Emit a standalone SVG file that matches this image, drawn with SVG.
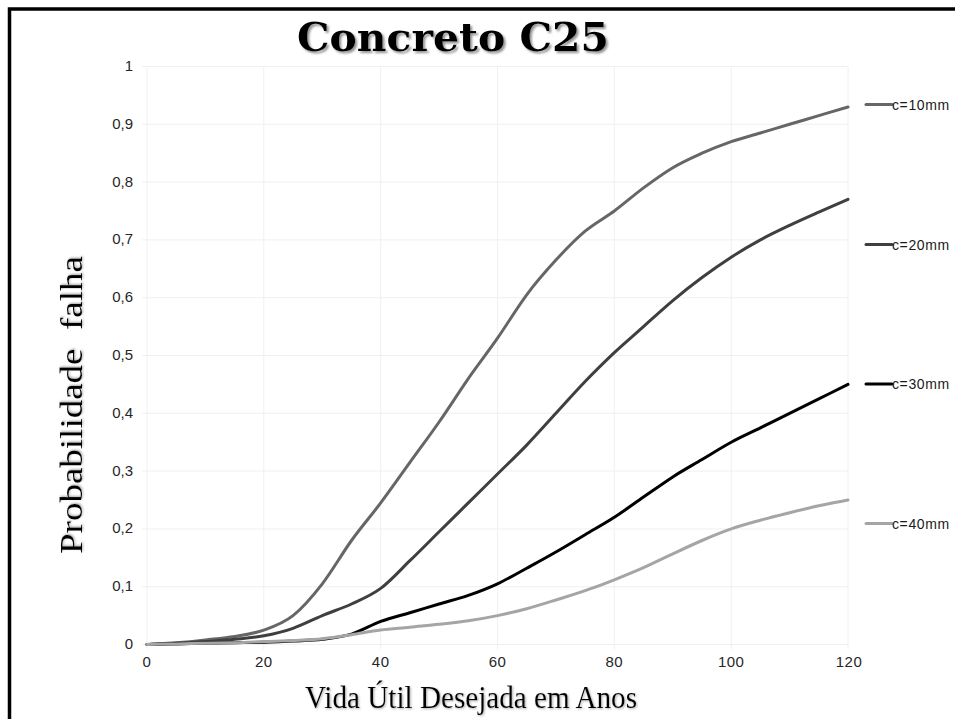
<svg xmlns="http://www.w3.org/2000/svg" width="955" height="719" viewBox="0 0 955 719">
<style>
.grid{stroke:#f0f0f0;stroke-width:1;fill:none}
.tick{font-family:"Liberation Sans",Arial,sans-serif;font-size:15px;fill:#262626}
.ytick{text-anchor:end}
.xtick{text-anchor:middle;letter-spacing:0.5px}
.curve{fill:none;stroke-width:3;stroke-linecap:round;stroke-linejoin:round}
.leg{font-family:"Liberation Sans",Arial,sans-serif;font-size:14px;fill:#1a1a1a;letter-spacing:0.6px}
.axlab{font-family:"Liberation Serif","DejaVu Serif",serif;font-size:32px;fill:#000}
.c10{stroke:#666666}.c20{stroke:#3f3f3f}.c30{stroke:#000000}.c40{stroke:#a5a5a5}
</style>
<defs>
<filter id="shadow" x="-10%" y="-30%" width="120%" height="160%">
<feDropShadow dx="2" dy="2" stdDeviation="1.2" flood-color="#777" flood-opacity="0.8"/>
</filter>
<filter id="shadowS" x="-10%" y="-30%" width="120%" height="160%">
<feDropShadow dx="1" dy="1" stdDeviation="0.8" flood-color="#888" flood-opacity="0.7"/>
</filter>
</defs>
<rect x="0" y="0" width="955" height="719" fill="#fff"/>
<rect id="frame" x="9.5" y="9" width="960" height="730" fill="none" stroke="#000" stroke-width="3.5"/>
<g id="title">
<text x="453" y="51" text-anchor="middle" font-family="'DejaVu Serif','Liberation Serif',serif" font-weight="bold" font-size="40" textLength="312" lengthAdjust="spacingAndGlyphs" filter="url(#shadow)">Concreto C25</text>
</g>
<g id="gridlines" class="grid">
<line x1="142" y1="644.5" x2="848" y2="644.5"/>
<line x1="142" y1="586.7" x2="848" y2="586.7"/>
<line x1="142" y1="528.9" x2="848" y2="528.9"/>
<line x1="142" y1="471.1" x2="848" y2="471.1"/>
<line x1="142" y1="413.3" x2="848" y2="413.3"/>
<line x1="142" y1="355.5" x2="848" y2="355.5"/>
<line x1="142" y1="297.7" x2="848" y2="297.7"/>
<line x1="142" y1="239.9" x2="848" y2="239.9"/>
<line x1="142" y1="182.1" x2="848" y2="182.1"/>
<line x1="142" y1="124.3" x2="848" y2="124.3"/>
<line x1="142" y1="66.5" x2="848" y2="66.5"/>
<line x1="147" y1="66.5" x2="147" y2="649.5"/>
<line x1="263.8" y1="66.5" x2="263.8" y2="649.5"/>
<line x1="380.7" y1="66.5" x2="380.7" y2="649.5"/>
<line x1="497.5" y1="66.5" x2="497.5" y2="649.5"/>
<line x1="614.3" y1="66.5" x2="614.3" y2="649.5"/>
<line x1="731.2" y1="66.5" x2="731.2" y2="649.5"/>
<line x1="848" y1="66.5" x2="848" y2="649.5"/>
</g>
<g id="y-ticks" class="tick ytick">
<text x="133" y="649">0</text>
<text x="133" y="591.2">0,1</text>
<text x="133" y="533.4">0,2</text>
<text x="133" y="475.6">0,3</text>
<text x="133" y="417.8">0,4</text>
<text x="133" y="360">0,5</text>
<text x="133" y="302.2">0,6</text>
<text x="133" y="244.4">0,7</text>
<text x="133" y="186.6">0,8</text>
<text x="133" y="128.8">0,9</text>
<text x="133" y="71">1</text>
</g>
<g id="x-ticks" class="tick xtick">
<text x="147" y="667">0</text>
<text x="263.8" y="667">20</text>
<text x="380.7" y="667">40</text>
<text x="497.5" y="667">60</text>
<text x="614.3" y="667">80</text>
<text x="731.2" y="667">100</text>
<text x="849" y="667">120</text>
</g>
<g id="axis-titles">
<text class="axlab" x="471" y="708" text-anchor="middle" textLength="332" lengthAdjust="spacingAndGlyphs" filter="url(#shadowS)">Vida Útil Desejada em Anos</text>
<text class="axlab" transform="translate(82,405) rotate(-90)" x="0" y="0" text-anchor="middle" textLength="298" lengthAdjust="spacingAndGlyphs" filter="url(#shadowS)" xml:space="preserve">Probabilidade  falha</text>
</g>
<g id="series">
<path id="series-c10" class="curve c10" d="M147,644.5 C151.9,644.2 166.5,643.6 176.2,642.8 S195.7,641.0 205.4,639.9 S224.9,638.0 234.6,636.4 S254.1,633.6 263.8,630.1 S283.3,623.3 293.0,615.6 S312.6,596.3 322.3,583.8 S341.8,554.0 351.5,540.5 S371.0,515.9 380.7,502.9 S400.2,475.9 409.9,462.4 S429.4,436.0 439.1,422.0 S458.6,392.6 468.3,378.6 S487.8,352.2 497.5,338.2 S517.0,307.8 526.7,294.8 S546.2,270.7 555.9,260.1 S575.4,239.4 585.1,231.2 S604.6,218.2 614.3,211.0 S633.8,195.1 643.5,187.9 S663.1,173.5 672.8,167.7 S692.3,157.6 702.0,153.2 S721.5,145.0 731.2,141.6 S750.7,135.9 760.4,133.0 S779.9,127.2 789.6,124.3 S809.1,118.5 818.8,115.6 S843.1,108.4 848.0,107.0"/>
<path id="series-c20" class="curve c20" d="M147,644.5 C151.9,644.3 166.5,643.8 176.2,643.3 S195.7,642.3 205.4,641.6 S224.9,640.3 234.6,639.3 S254.1,637.6 263.8,635.8 S283.3,631.7 293.0,628.3 S312.6,619.7 322.3,615.6 S341.8,608.5 351.5,604.0 S371.0,595.6 380.7,588.4 S400.2,570.1 409.9,560.7 S429.4,541.4 439.1,531.8 S458.6,512.5 468.3,502.9 S487.8,483.6 497.5,474.0 S517.0,455.2 526.7,445.1 S546.2,423.9 555.9,413.3 S575.4,391.6 585.1,381.5 S604.6,361.8 614.3,352.6 S633.8,335.3 643.5,326.6 S663.1,308.8 672.8,300.6 S692.3,284.7 702.0,277.5 S721.5,263.5 731.2,257.2 S750.7,245.2 760.4,239.9 S779.9,230.0 789.6,225.4 S809.1,216.5 818.8,212.2 S843.1,201.5 848.0,199.4"/>
<path id="series-c30" class="curve c30" d="M147,644.5 C151.9,644.4 166.5,644.1 176.2,643.9 S195.7,643.5 205.4,643.3 S224.9,643.0 234.6,642.8 S254.1,642.5 263.8,642.2 S283.3,641.5 293.0,641.0 S312.6,640.5 322.3,639.3 S341.8,637.1 351.5,634.1 S371.0,625.0 380.7,621.4 S400.2,615.6 409.9,612.7 S429.4,606.9 439.1,604.0 S458.6,598.8 468.3,595.4 S487.8,588.3 497.5,583.8 S517.0,573.5 526.7,568.2 S546.2,557.6 555.9,552.0 S575.4,540.5 585.1,534.7 S604.6,523.6 614.3,517.3 S633.8,503.8 643.5,497.1 S663.1,483.2 672.8,476.9 S692.3,465.3 702.0,459.5 S721.5,447.5 731.2,442.2 S750.7,432.6 760.4,427.8 S779.9,418.1 789.6,413.3 S809.1,403.7 818.8,398.9 S843.1,386.8 848.0,384.4"/>
<path id="series-c40" class="curve c40" d="M147,644.5 C151.9,644.4 166.5,644.1 176.2,643.9 S195.7,643.5 205.4,643.3 S224.9,643.1 234.6,642.8 S254.1,642.0 263.8,641.6 S283.3,641.0 293.0,640.5 S312.6,639.7 322.3,638.7 S341.8,636.2 351.5,634.7 S371.0,631.3 380.7,630.0 S400.2,628.2 409.9,627.2 S429.4,625.4 439.1,624.3 S458.6,622.3 468.3,620.8 S487.8,617.6 497.5,615.6 S517.0,611.3 526.7,608.7 S546.2,603.0 555.9,600.0 S575.4,594.1 585.1,590.7 S604.6,583.7 614.3,579.8 S633.8,571.9 643.5,567.6 S663.1,558.3 672.8,553.8 S692.3,544.7 702.0,540.5 S721.5,532.3 731.2,528.9 S750.7,522.9 760.4,520.2 S779.9,515.1 789.6,512.7 S809.1,507.9 818.8,505.8 S843.1,501.0 848.0,500.0"/>
</g>
<g id="legend">
<g id="legend-c10"><line class="curve c10" x1="866" y1="104.5" x2="892" y2="104.5" stroke-linecap="butt"/><text class="leg" x="892" y="109.5">c=10mm</text></g>
<g id="legend-c20"><line class="curve c20" x1="866" y1="244.5" x2="892" y2="244.5" stroke-linecap="butt"/><text class="leg" x="892" y="249.5">c=20mm</text></g>
<g id="legend-c30"><line class="curve c30" x1="866" y1="384" x2="892" y2="384" stroke-linecap="butt"/><text class="leg" x="892" y="389">c=30mm</text></g>
<g id="legend-c40"><line class="curve c40" x1="866" y1="523.5" x2="892" y2="523.5" stroke-linecap="butt"/><text class="leg" x="892" y="528.5">c=40mm</text></g>
</g>
</svg>
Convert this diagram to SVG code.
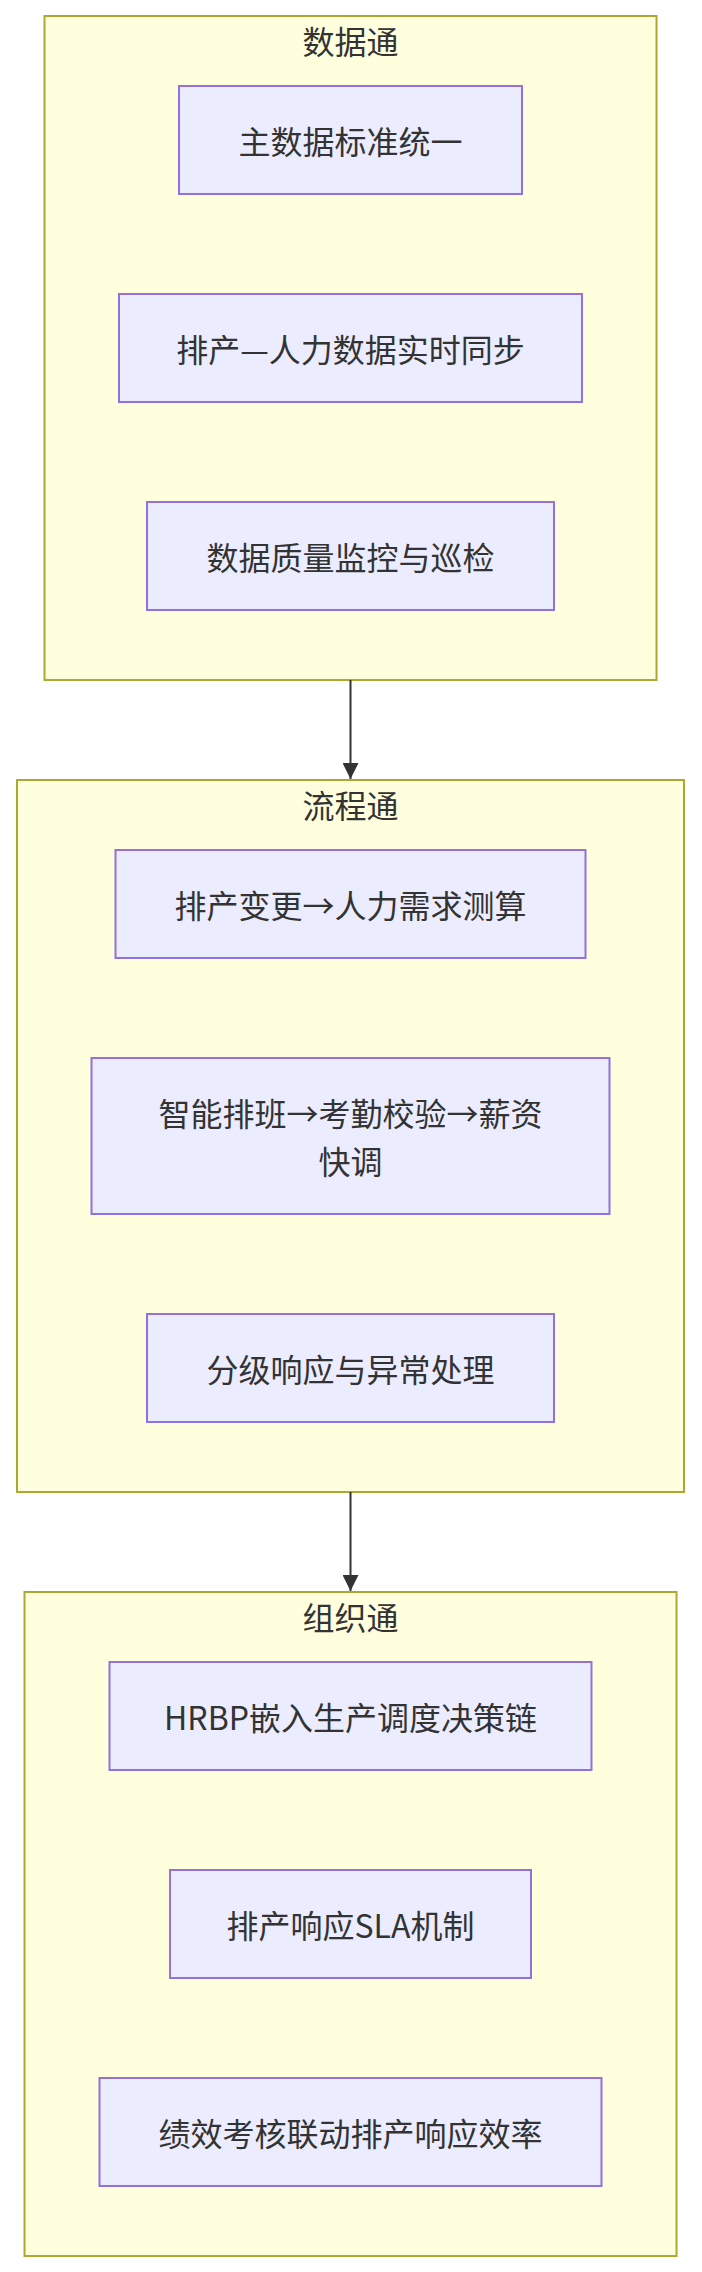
<svg xmlns="http://www.w3.org/2000/svg" width="702" height="2272" viewBox="0 0 702 2272">
<defs>
<style>
.cluster rect{fill:#ffffde;stroke:#aaaa33;stroke-width:2}
.node rect{fill:#ececff;stroke:#9370db;stroke-width:2}
text{font-family:"Noto Sans CJK SC","Noto Sans",sans-serif;font-size:32px;fill:#333333;text-anchor:middle;dominant-baseline:central}
.edge{stroke:#333333;stroke-width:2;fill:none}
</style>
<marker id="arrow" viewBox="0 0 10 10" refX="10" refY="5" markerUnits="userSpaceOnUse" markerWidth="16" markerHeight="16" orient="auto">
<path d="M0,0 L10,5 L0,10 z" fill="#333333"/>
</marker>
</defs>
<rect width="702" height="2272" fill="#ffffff"/>
<g id="cluster-data" class="cluster">
<rect x="44.5" y="16" width="612" height="664"/>
<text x="350.5" y="40">数据通</text>
</g>
<g id="cluster-process" class="cluster">
<rect x="17" y="780" width="667" height="712"/>
<text x="350.5" y="804">流程通</text>
</g>
<g id="cluster-org" class="cluster">
<rect x="24.5" y="1592" width="652" height="664"/>
<text x="350.5" y="1616">组织通</text>
</g>
<g id="edges">
<line class="edge" x1="350.5" y1="680" x2="350.5" y2="779" marker-end="url(#arrow)"/>
<line class="edge" x1="350.5" y1="1492" x2="350.5" y2="1591" marker-end="url(#arrow)"/>
</g>
<g id="n1" class="node"><rect x="179" y="86" width="343" height="108"/><text x="350.5" y="140">主数据标准统一</text></g>
<g id="n2" class="node"><rect x="119" y="294" width="463" height="108"/><text x="350.5" y="348">排产—人力数据实时同步</text></g>
<g id="n3" class="node"><rect x="147" y="502" width="407" height="108"/><text x="350.5" y="556">数据质量监控与巡检</text></g>
<g id="n4" class="node"><rect x="115.5" y="850" width="470" height="108"/><text x="350.5" y="904">排产变更→人力需求测算</text></g>
<g id="n5" class="node"><rect x="91.5" y="1058" width="518" height="156"/><text x="350.5" y="1112">智能排班→考勤校验→薪资</text><text x="350.5" y="1160">快调</text></g>
<g id="n6" class="node"><rect x="147" y="1314" width="407" height="108"/><text x="350.5" y="1368">分级响应与异常处理</text></g>
<g id="n7" class="node"><rect x="109.5" y="1662" width="482" height="108"/><text x="350.5" y="1716">HRBP嵌入生产调度决策链</text></g>
<g id="n8" class="node"><rect x="170" y="1870" width="361" height="108"/><text x="350.5" y="1924">排产响应SLA机制</text></g>
<g id="n9" class="node"><rect x="99.5" y="2078" width="502" height="108"/><text x="350.5" y="2132">绩效考核联动排产响应效率</text></g>
</svg>
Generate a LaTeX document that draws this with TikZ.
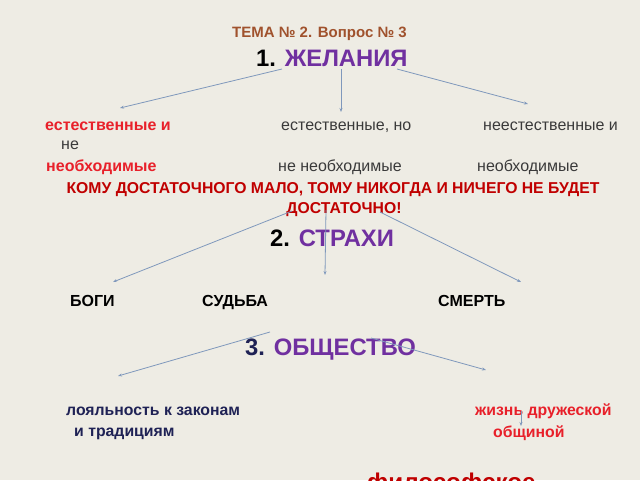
\documentclass[tikz,border=0pt]{standalone}
\usepackage{fontspec}
\setmainfont{Liberation Sans}
\usetikzlibrary{arrows.meta}
\definecolor{bg}{HTML}{EEECE4}
\definecolor{brownt}{HTML}{A0522D}
\definecolor{purp}{HTML}{7030A0}
\definecolor{darkred}{HTML}{C00000}
\definecolor{brightred}{HTML}{E8202A}
\definecolor{greyt}{HTML}{3A3A3A}
\definecolor{navy}{HTML}{1F2255}
\definecolor{arr}{HTML}{7F98BC}
\tikzset{
  txt/.style={inner sep=0pt, anchor=base west},
  arrow/.style={draw=arr, line width=0.8pt, -{Stealth[length=4pt,width=3pt]}},
}
\newcommand{\fs}[1]{\fontsize{#1}{#1}\selectfont}
\begin{document}
\begin{tikzpicture}[x=1pt,y=-1pt]
\fill[bg] (0,0) rectangle (640,480);
\useasboundingbox (0,0) rectangle (640,480);
% titles
\node[txt, text=brownt, font=\fs{15}\bfseries] (tema) at (232,37) {ТЕМА № 2. Вопрос № 3};
\node[txt, font=\fs{23.8}\bfseries] (zh) at (256,66) {1. \textcolor{purp}{ЖЕЛАНИЯ}};
% row 1
\node[txt, text=brightred, font=\fs{16}\bfseries] (a1) at (45,130) {естественные и};
\node[txt, text=greyt, font=\fs{16}] (a2) at (61,149) {не};
\node[txt, text=brightred, font=\fs{16}\bfseries] (a3) at (46,171) {необходимые};
\node[txt, text=greyt, font=\fs{16}] (b1) at (281,130) {естественные, но};
\node[txt, text=greyt, font=\fs{16}] (b2) at (278,171) {не необходимые};
\node[txt, text=greyt, font=\fs{16}] (c1) at (483,130) {неестественные и};
\node[txt, text=greyt, font=\fs{16}] (c2) at (477,171) {необходимые};
% quote
\node[inner sep=0pt, anchor=base, text=darkred, font=\fs{15.75}\bfseries] (q1) at (333,193) {КОМУ ДОСТАТОЧНОГО МАЛО, ТОМУ НИКОГДА И НИЧЕГО НЕ БУДЕТ};
\node[inner sep=0pt, anchor=base, text=darkred, font=\fs{15.75}\bfseries] (q2) at (344,213) {ДОСТАТОЧНО!};
% strahi
\node[txt, font=\fs{23.8}\bfseries] (st) at (270,246) {2. \textcolor{purp}{СТРАХИ}};
\node[txt, font=\fs{16}\bfseries] (bogi) at (70,306) {БОГИ};
\node[txt, font=\fs{16}\bfseries] (sud) at (202,306) {СУДЬБА};
\node[txt, font=\fs{16}\bfseries] (smert) at (438,306) {СМЕРТЬ};
% obshchestvo
\node[txt, text=navy, font=\fs{23.8}\bfseries] (ob) at (245,355) {3. \textcolor{purp}{ОБЩЕСТВО}};
\node[txt, text=navy, font=\fs{15.8}\bfseries] (l1) at (66,415) {лояльность к законам};
\node[txt, text=navy, font=\fs{15.8}\bfseries] (l2) at (74,436) {и традициям};
\node[txt, text=brightred, font=\fs{15.8}\bfseries] (r1) at (475,415) {жизнь дружеской};
\node[txt, text=brightred, font=\fs{15.8}\bfseries] (r2) at (493,437) {общиной};
\node[txt, text=darkred, font=\fs{24.2}\bfseries] (fil) at (367,490) {философское};
% arrow coordinates
\coordinate (s1) at (282,69); \coordinate (e1) at (120,108);
\coordinate (s2) at (341,69); \coordinate (e2) at (341,112);
\coordinate (s3) at (397,69); \coordinate (e3) at (528,104);
\coordinate (s4) at (292,211); \coordinate (e4) at (113,282);
\coordinate (s5) at (326,210); \coordinate (e5) at (325,275);
\coordinate (s6) at (380,212); \coordinate (e6) at (521,282);
\coordinate (s7) at (270,332); \coordinate (e7) at (118,376);
\coordinate (s8) at (371,338); \coordinate (e8) at (486,370);
\coordinate (s9) at (521,411); \coordinate (e9) at (521,426);
\draw[arrow] (s1) -- (e1);
\draw[arrow] (s2) -- (e2);
\draw[arrow] (s3) -- (e3);
\draw[arrow] (s4) -- (e4);
\draw[arrow] (s5) -- (e5);
\draw[arrow] (s6) -- (e6);
\draw[arrow] (s7) -- (e7);
\draw[arrow] (s8) -- (e8);
\draw[arrow] (s9) -- (e9);
\end{tikzpicture}
\end{document}
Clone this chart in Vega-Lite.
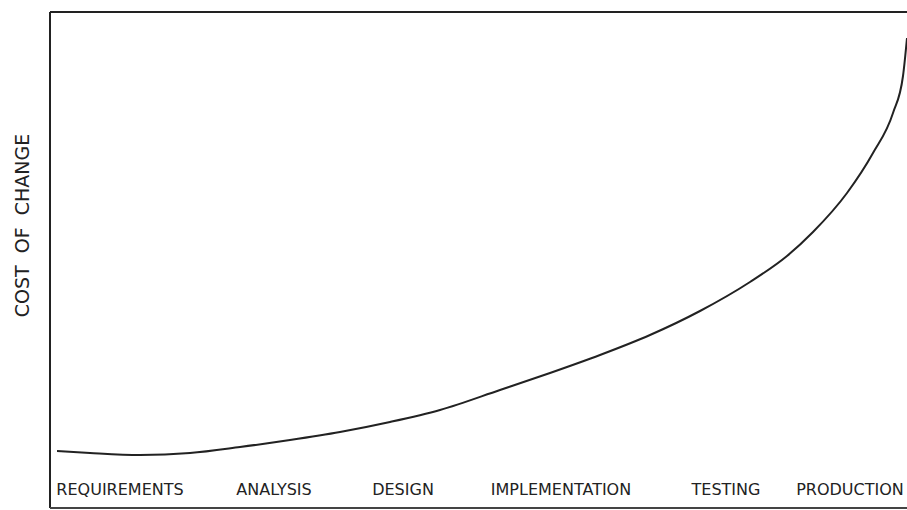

○ ○ ○ ○ ○

How many lines of the records contain the string "this"? Respond with the number alone.

Written solution: 4